Altro che 5% in difesa, per la transizione energetica dell’Ue occorre investire il 6% del Pil l’anno
Alla faccia del sovranismo, per piaggeria verso Trump gli Stati dell’Alleanza atlantica, Italia compresa, si sono impegnati a investire il 5% del Pil sulla difesa militare (e non), dimenticandosi però che il primo fattore per la sicurezza europea passa per l’autonomia strategica sul fronte dell’energia, oggi estremamente carente: solo nell’ultimo anno l’Ue ha speso 375,9 miliardi di euro per l’import di combustibili fossili, andati letteralmente in fumo dopo la combustione.
«La leadership globale dell’Ue nella mitigazione climatica è oggi più importante che mai. Ma azioni ritardate comportano costi più elevati: per questo servono investimenti strategici. I responsabili politici dell’Ue dovrebbero prestare grande attenzione all’accessibilità, all’inflazione energetica e alla sicurezza dell’approvvigionamento», spiega il dg dell’Agenzia internazionale per l’energia rinnovabile (Irena), l’italiano Francesco La Camera, nel presentare il primo Regional energy transition outlook dedicato all’area europea e realizzato in collaborazione con la Commissione Ue.
Il rapporto mostra che un maggiore utilizzo delle rinnovabili migliora anche l’accessibilità economica e la competitività, sfruttando fonti energetiche interne e a basso costo (al contrario del nucleare). Man mano che le rinnovabili si espandono, i prezzi all’ingrosso tendono infatti a diminuire, riflettendo costi operativi inferiori e una minore esposizione alle fluttuazioni dei combustibili fossili. Con investimenti mirati, un sistema energetico completamente decarbonizzato può garantire una maggiore stabilità dei prezzi: complessivamente, dagli impianti rinnovabili alle infrastrutture, la transizione energetica dell’Ue richiederà 1.000 miliardi di euro all’anno entro il 2050, circa il 6% del Pil dell’Ue nel 2024. In questo caso, risorse che non vanno in fumo una volta bruciato il combustibile, ma alimentano lo sviluppo economico del continente.
«L’economia dell’Ue potrebbe crescere del 2% (aggiuntivo, ndr) all’anno fino al 2050 e il numero di posti di lavoro nel settore energetico potrebbe salire fino a quasi 8 milioni entro questo decennio – snocciola La Camera – Puntando sulle rinnovabili a basso costo, la transizione può rafforzare l’indipendenza energetica e garantire energia sostenibile e conveniente a imprese, famiglie, comunità e cittadini in tutta l’Unione europea».
Secondo il rapporto, per raggiungere questi risultati la capacità annuale aggiuntiva da fonti rinnovabili nell’Ue dovrebbe salire a 122 gigawatt (GW) entro il 2050 – circa il doppio rispetto ai livelli attuali.
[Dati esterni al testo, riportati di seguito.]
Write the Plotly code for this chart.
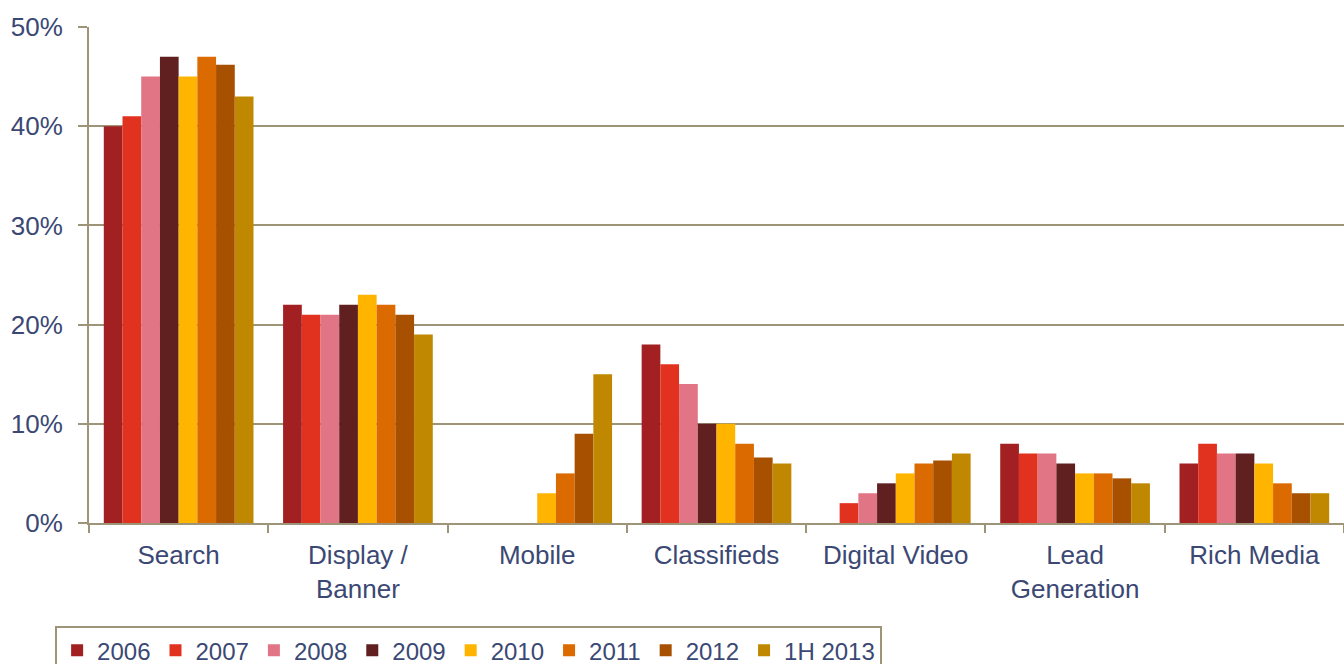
import plotly.graph_objects as go

categories = ["Search", "Display /<br>Banner", "Mobile", "Classifieds",
              "Digital Video", "Lead<br>Generation", "Rich Media"]
years = ["2006", "2007", "2008", "2009", "2010", "2011", "2012", "1H 2013"]

v2006 = [40, 22, 0, 18, 0, 8, 6]
v2007 = [41, 21, 0, 16, 2, 7, 8]
v2008 = [45, 21, 0, 14, 3, 7, 7]
v2009 = [47, 22, 0, 10, 4, 6, 7]
v2010 = [45, 23, 3, 10, 5, 5, 6]
v2011 = [47, 22, 5, 8, 6, 5, 4]
v2012 = [46.2, 21, 9, 6.6, 6.3, 4.5, 3]
v1h2013 = [43, 19, 15, 6, 7, 4, 3]

series = [v2006, v2007, v2008, v2009, v2010, v2011, v2012, v1h2013]
colors = ["#A21F22", "#E0321F", "#E27585", "#612020",
          "#FFB500", "#DB6A00", "#A65000", "#C08800"]

text_color = "#3B4874"
line_color = "#9E9478"

fig = go.Figure()
for name, vals, col in zip(years, series, colors):
    fig.add_bar(x=categories, y=[v / 100 for v in vals], name=name,
                marker=dict(color=col, line=dict(width=0)))

fig.update_layout(
    barmode="group", bargap=0.165, bargroupgap=0,
    width=1344, height=664,
    margin=dict(l=89, r=0, t=27, b=141, autoexpand=False),
    plot_bgcolor="white", paper_bgcolor="white",
    font=dict(family="Liberation Sans, Arial", size=26, color=text_color),
    showlegend=True,
    legend=dict(orientation="h", x=-0.027, y=-0.208, xanchor="left", yanchor="top",
                bordercolor=line_color, borderwidth=2, font=dict(size=24),
                itemwidth=30, tracegroupgap=0, traceorder="normal"),
    xaxis=dict(showline=True, linecolor=line_color, linewidth=2,
               ticks="outside", tickson="boundaries", ticklen=8,
               tickcolor=line_color, tickwidth=2, automargin=False,
               ticklabelstandoff=8),
    yaxis=dict(range=[0, 0.5], dtick=0.1, tickformat=".0%",
               showline=True, linecolor=line_color, linewidth=2,
               gridcolor=line_color, gridwidth=2,
               ticks="outside", ticklen=9, tickcolor=line_color, tickwidth=2,
               zeroline=False, automargin=False, ticklabelstandoff=10),
)

# drop the page's default body margin so the figure fills the window
fig.write_html("out.html", config={"displayModeBar": False},
               post_script="document.body.style.margin='0';")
Guardando al più breve termine, si tratta di arrivare al 2030 con una capacità rinnovabile totale di 1.247 GW, quasi il doppio rispetto ai 640 GW installati a fine 2023; installare almeno 46 GW di capacità di accumulo a batterie per aumentare la flessibilità del sistema (contro i 6 GW presenti a fine 2023); diffondere 51 milioni di pompe di calore negli edifici, con una crescita annua del 7% dai 21,5 milioni già installati nel 2023; espandere la mobilità elettrica, raggiungendo 100 milioni di veicoli elettrici entro il 2030 (dagli attuali circa 12 milioni), insieme a una solida rete di ricarica.
«Per combattere il cambiamento climatico e rafforzare la nostra resilienza servono più rinnovabili, e più in fretta – commenta Dan Jørgensen, Commissario Ue per l’Energia e l’Edilizia – Le rinnovabili prodotte in casa ci renderanno più indipendenti dai combustibili fossili. Creeranno nuovi posti di lavoro e stimoleranno l’innovazione. È una vittoria per il clima e per l’economia».